The IRAC Science Data Simulator (ISDS)


Overview Installation Use Examples Known Limitations SSC Specific History




Note: At the time of this writing (11/08/06) the ISDS is no longer under active development. It has not been updated since the time of launch. It is recommended that users who seek sample data start instead with the Legacy Program data, which may be downloaded from the Popular Products web site.


Matthew Ashby maintains a web page that details the version history of the ISDS. This page makes for good reading in understanding some of the issues with the simulation.

  1. AOREXPAND does not include support for modes added since the time of launch, specifically stellar mode.

  2. AOREXPAND may not work with .spot files from the current generation of SPOT.

  3. While the ISDS allows inclusion of rotation via AOREXPAND, it has not yet been confirmed that the resulting fields have the expected orientation. The visualization tool in Spot should always be considered the "final word" in regards to where the arrays will actually be pointed on the sky.

  4. Subarray mode is not implemented.

  5. Instrument calibration reflects ground and not in-flight performance. This includes:

  6. Stray light is not modeled. Stray light effects may be an issue when bright stars glint off structures either in the Spitzer focal plane or near the detectors and their mounts.

  7. The muxbleed application may be too idealized. In particular, it is algorithmically added to the data in exactly the same way that the pipeline currently removes it. This reflects the current limit of our understanding of this effect. In reality muxbleed is very complicated and difficult to remove well.

  8. Column pull-down is not modeled.

  9. Neither banding nor any other effects due to internal scattering in the Si:As arrays are modeled.

  10. Muxbleed in the Si:As arrays is not modeled.

  11. The pixel-phase effect in the InSb arrays is not modeled.

  12. Because the PSF is not modeled and left to the user, the non-isoplanicity of IRAC will probably be ignored by most users. This is probably ok, since the level of non-isoplanicity in IRAC is very small.

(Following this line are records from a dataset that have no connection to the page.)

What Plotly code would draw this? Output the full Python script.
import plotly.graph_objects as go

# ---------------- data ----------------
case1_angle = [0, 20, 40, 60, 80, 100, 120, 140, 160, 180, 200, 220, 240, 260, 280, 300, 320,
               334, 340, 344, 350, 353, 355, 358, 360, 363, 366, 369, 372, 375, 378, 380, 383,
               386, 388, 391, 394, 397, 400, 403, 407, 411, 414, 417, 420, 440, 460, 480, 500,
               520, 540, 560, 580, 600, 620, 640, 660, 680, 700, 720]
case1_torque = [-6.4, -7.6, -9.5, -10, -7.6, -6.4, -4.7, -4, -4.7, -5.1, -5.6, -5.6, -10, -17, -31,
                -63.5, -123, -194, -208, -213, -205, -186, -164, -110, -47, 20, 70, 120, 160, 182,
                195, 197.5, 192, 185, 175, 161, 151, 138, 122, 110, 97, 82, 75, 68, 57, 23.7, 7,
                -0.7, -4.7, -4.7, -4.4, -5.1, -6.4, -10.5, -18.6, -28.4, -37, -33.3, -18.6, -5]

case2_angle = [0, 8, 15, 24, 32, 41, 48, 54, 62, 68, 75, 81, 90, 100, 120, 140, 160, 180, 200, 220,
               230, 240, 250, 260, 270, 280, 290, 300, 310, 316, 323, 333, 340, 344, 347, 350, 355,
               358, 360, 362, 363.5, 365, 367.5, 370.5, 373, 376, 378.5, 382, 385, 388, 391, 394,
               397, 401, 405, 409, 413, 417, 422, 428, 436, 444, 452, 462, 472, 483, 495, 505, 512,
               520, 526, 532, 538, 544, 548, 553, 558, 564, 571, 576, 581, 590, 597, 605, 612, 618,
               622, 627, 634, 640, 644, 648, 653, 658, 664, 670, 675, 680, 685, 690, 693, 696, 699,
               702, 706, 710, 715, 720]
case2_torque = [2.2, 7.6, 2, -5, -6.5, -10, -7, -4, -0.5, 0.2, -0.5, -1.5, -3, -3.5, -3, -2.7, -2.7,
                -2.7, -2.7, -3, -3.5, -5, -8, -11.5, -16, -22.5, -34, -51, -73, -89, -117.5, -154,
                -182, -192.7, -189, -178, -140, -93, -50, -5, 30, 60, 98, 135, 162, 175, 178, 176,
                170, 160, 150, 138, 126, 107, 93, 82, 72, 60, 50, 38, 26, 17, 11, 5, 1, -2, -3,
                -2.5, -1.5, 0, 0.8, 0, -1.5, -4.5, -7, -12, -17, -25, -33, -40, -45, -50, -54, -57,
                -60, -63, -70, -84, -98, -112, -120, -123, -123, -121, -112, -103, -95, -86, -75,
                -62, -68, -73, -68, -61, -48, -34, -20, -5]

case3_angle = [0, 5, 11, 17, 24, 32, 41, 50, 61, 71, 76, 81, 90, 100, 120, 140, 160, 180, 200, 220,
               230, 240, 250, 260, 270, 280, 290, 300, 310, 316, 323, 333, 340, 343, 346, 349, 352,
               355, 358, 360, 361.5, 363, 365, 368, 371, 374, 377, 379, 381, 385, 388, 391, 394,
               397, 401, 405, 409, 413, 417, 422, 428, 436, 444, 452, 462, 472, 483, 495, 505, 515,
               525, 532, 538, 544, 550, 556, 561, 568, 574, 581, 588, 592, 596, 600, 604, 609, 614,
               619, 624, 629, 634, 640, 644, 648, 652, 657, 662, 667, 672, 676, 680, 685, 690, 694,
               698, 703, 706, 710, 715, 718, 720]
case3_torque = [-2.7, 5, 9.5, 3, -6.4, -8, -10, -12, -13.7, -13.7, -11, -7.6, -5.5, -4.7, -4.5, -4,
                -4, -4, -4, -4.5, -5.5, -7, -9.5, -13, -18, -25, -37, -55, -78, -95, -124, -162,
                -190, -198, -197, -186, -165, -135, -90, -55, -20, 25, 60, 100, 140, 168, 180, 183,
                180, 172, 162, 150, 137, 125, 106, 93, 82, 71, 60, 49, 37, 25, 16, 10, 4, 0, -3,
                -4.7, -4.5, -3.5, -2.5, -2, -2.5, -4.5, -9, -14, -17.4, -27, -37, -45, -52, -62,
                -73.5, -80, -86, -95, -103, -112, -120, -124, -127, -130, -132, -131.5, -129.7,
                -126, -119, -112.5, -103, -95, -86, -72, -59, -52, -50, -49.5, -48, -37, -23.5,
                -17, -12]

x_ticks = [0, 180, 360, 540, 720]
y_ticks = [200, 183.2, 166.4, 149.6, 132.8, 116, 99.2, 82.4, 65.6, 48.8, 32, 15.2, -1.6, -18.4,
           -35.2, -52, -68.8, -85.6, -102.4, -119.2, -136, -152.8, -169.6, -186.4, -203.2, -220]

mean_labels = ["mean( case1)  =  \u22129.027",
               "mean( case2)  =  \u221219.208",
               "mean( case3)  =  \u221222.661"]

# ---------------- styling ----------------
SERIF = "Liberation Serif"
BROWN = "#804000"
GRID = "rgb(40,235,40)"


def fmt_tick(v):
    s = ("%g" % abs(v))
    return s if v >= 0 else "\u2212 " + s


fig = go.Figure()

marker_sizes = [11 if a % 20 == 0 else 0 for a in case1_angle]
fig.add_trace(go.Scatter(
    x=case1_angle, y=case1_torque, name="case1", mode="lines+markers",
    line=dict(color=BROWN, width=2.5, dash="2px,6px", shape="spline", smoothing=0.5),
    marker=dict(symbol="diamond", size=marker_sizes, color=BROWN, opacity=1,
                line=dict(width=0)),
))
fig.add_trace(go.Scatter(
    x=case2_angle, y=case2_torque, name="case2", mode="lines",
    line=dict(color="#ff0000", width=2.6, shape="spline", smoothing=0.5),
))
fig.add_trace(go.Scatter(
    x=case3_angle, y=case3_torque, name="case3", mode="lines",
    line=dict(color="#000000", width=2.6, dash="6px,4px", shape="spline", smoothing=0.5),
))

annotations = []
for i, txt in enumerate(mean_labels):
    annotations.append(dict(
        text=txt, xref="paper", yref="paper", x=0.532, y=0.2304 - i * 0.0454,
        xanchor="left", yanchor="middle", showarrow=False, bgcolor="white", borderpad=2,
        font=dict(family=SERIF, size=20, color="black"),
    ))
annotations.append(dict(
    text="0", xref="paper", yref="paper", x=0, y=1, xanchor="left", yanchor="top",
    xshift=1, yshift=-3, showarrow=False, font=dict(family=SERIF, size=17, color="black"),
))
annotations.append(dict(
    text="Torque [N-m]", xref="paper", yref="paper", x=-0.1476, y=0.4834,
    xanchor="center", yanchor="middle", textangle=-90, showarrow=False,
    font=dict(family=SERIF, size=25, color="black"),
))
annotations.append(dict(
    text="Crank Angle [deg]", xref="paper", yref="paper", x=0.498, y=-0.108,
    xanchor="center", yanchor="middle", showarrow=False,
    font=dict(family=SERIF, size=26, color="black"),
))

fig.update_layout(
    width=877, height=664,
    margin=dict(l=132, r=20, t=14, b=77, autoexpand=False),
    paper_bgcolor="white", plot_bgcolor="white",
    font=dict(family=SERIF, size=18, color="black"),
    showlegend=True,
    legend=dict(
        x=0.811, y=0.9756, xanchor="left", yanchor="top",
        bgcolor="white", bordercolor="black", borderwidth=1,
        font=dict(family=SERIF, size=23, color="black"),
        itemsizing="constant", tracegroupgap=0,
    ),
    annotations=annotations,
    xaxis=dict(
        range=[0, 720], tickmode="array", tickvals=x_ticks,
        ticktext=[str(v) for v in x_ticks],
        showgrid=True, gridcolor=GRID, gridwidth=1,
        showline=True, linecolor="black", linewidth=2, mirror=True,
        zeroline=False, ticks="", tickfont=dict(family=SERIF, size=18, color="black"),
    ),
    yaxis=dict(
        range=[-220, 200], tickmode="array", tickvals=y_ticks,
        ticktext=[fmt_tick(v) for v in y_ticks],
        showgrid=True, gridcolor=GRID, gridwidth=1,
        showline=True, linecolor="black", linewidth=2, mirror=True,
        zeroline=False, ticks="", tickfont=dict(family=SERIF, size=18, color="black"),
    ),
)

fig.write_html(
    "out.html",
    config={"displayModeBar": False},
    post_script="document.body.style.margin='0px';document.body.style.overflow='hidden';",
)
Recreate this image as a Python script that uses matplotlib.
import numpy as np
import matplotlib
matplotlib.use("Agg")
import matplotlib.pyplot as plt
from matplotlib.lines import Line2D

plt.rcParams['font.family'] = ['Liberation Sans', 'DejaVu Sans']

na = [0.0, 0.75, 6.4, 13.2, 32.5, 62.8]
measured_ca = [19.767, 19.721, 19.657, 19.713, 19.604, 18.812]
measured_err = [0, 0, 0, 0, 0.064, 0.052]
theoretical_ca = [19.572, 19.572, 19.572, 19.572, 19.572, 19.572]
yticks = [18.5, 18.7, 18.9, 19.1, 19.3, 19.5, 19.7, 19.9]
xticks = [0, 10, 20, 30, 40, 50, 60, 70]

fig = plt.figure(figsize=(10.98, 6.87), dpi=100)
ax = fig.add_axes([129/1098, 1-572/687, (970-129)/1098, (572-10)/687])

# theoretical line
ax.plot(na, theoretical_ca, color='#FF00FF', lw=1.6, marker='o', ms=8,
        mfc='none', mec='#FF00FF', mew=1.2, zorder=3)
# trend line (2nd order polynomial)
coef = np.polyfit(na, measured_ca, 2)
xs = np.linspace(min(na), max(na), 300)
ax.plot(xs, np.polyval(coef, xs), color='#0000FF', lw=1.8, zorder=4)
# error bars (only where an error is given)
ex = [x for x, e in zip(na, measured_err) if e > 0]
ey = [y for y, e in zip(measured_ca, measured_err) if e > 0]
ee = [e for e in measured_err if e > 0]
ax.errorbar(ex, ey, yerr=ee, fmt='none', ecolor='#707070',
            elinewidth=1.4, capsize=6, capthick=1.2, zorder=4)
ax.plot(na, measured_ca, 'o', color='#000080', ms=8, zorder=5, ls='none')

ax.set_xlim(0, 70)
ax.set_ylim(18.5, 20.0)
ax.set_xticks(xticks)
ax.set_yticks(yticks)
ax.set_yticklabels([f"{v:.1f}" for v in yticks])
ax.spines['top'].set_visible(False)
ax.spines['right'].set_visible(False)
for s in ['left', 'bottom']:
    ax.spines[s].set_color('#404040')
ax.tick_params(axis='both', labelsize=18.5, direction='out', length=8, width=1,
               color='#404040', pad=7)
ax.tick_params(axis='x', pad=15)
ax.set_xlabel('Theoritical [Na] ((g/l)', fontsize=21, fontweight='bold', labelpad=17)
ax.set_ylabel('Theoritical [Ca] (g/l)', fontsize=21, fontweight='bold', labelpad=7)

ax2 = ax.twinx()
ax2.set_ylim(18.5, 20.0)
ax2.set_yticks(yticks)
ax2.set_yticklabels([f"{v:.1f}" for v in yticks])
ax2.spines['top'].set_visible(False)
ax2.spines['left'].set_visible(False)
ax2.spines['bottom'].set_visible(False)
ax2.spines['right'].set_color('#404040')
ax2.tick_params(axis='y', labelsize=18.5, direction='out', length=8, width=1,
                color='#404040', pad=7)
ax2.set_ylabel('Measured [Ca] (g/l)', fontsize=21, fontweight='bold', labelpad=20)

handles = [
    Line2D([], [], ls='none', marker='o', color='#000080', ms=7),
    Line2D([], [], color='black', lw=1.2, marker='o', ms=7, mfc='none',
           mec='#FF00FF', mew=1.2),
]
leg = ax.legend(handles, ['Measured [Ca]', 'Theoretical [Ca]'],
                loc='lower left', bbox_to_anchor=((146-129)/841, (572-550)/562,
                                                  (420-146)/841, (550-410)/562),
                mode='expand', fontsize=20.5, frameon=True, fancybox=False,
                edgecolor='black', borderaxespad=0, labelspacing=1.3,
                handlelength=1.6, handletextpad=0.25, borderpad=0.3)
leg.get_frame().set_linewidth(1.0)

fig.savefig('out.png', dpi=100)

  13. There is no modeling of the variation in effective filter wavelength as a function of position, or of any other color effects. The input truth images for each filter are treated as monochromatic. This is significant for IRAC at the 10% level.

  14. IRAC is very sensitive to external galaxies, and every IRAC observation (particularly in the very low noise short wavelength channels) will have a considerable level of contamination from these objects. The ISDS does not include these, and users must put them directly into their truth images.

  15. Similarly, the ISDS contains no models of contaminating moving objects like asteroids.

  16. The ISDS infrared background model is extremely simplistic (a constant level added to the entire image, which may be scaled by the user). It was included because it contributes to the noise and to the consumption of detector well-depth (particularly at 8 microns). If users desire something more realistic, they can model it themselves in their truth images and set background = no.

  17. Stochastic pointing errors and jitter are simulated, but not pointing drift.

  18. Cosmic rays are simulated by adding library frames containing cosmic rays randomly encountered during ground testing. While similar in appearance to what we expect in flight, these do not neccessarily have the same power spectrum as expected in flight. The cosmic ray incidence expected in flight is roughly one proton per second.

  19. Fluctuations in the IRAC calibration are generally not modeled, although in practive they in fact do not vary. Stochastic fluctuations in the bias level are included, but do not follow the actual behaviour of the first-frame effect.

  20. While the parts of the header which are derived from the instrument telemetry (voltages, times, etc.) are simulated, the header components created by the SSC are only in a rudimentary form. In particular, the pointing and distortion related keywords are not included, mostly because they have not yet been defined.

  21. Image latency is modeled, but the model is not very sophisticated. In particular, long-term latents known to exist in channels 1 and 4 are not modeled.

  22. Reprojection is not handled rigorously in the simulator. Whenever IRAC (or any imaging array) takes data on the sky, each individual image is a tangent projection of the celestial sphere onto the linear array, with a tangent point fixed in array coordinates (for on-axis optical systems this is near the center of the array). When a large number of these images are mosaiced, they must be reprojected onto a common projection. The truth image the simulator works with is a flat single projection of the curved celestial sphere, and the simulator does not reproject to get the proper tangent projection. This will probably be an issue only for very large survey areas.

  23. The ISDS is not blindingly fast, as it is actually quite time consuming to simulate the fowler sampling. Typical speeds on an Ultra 10 are 1 simulated DCE per minute. However, even the largest of AORs can be simulated overnight.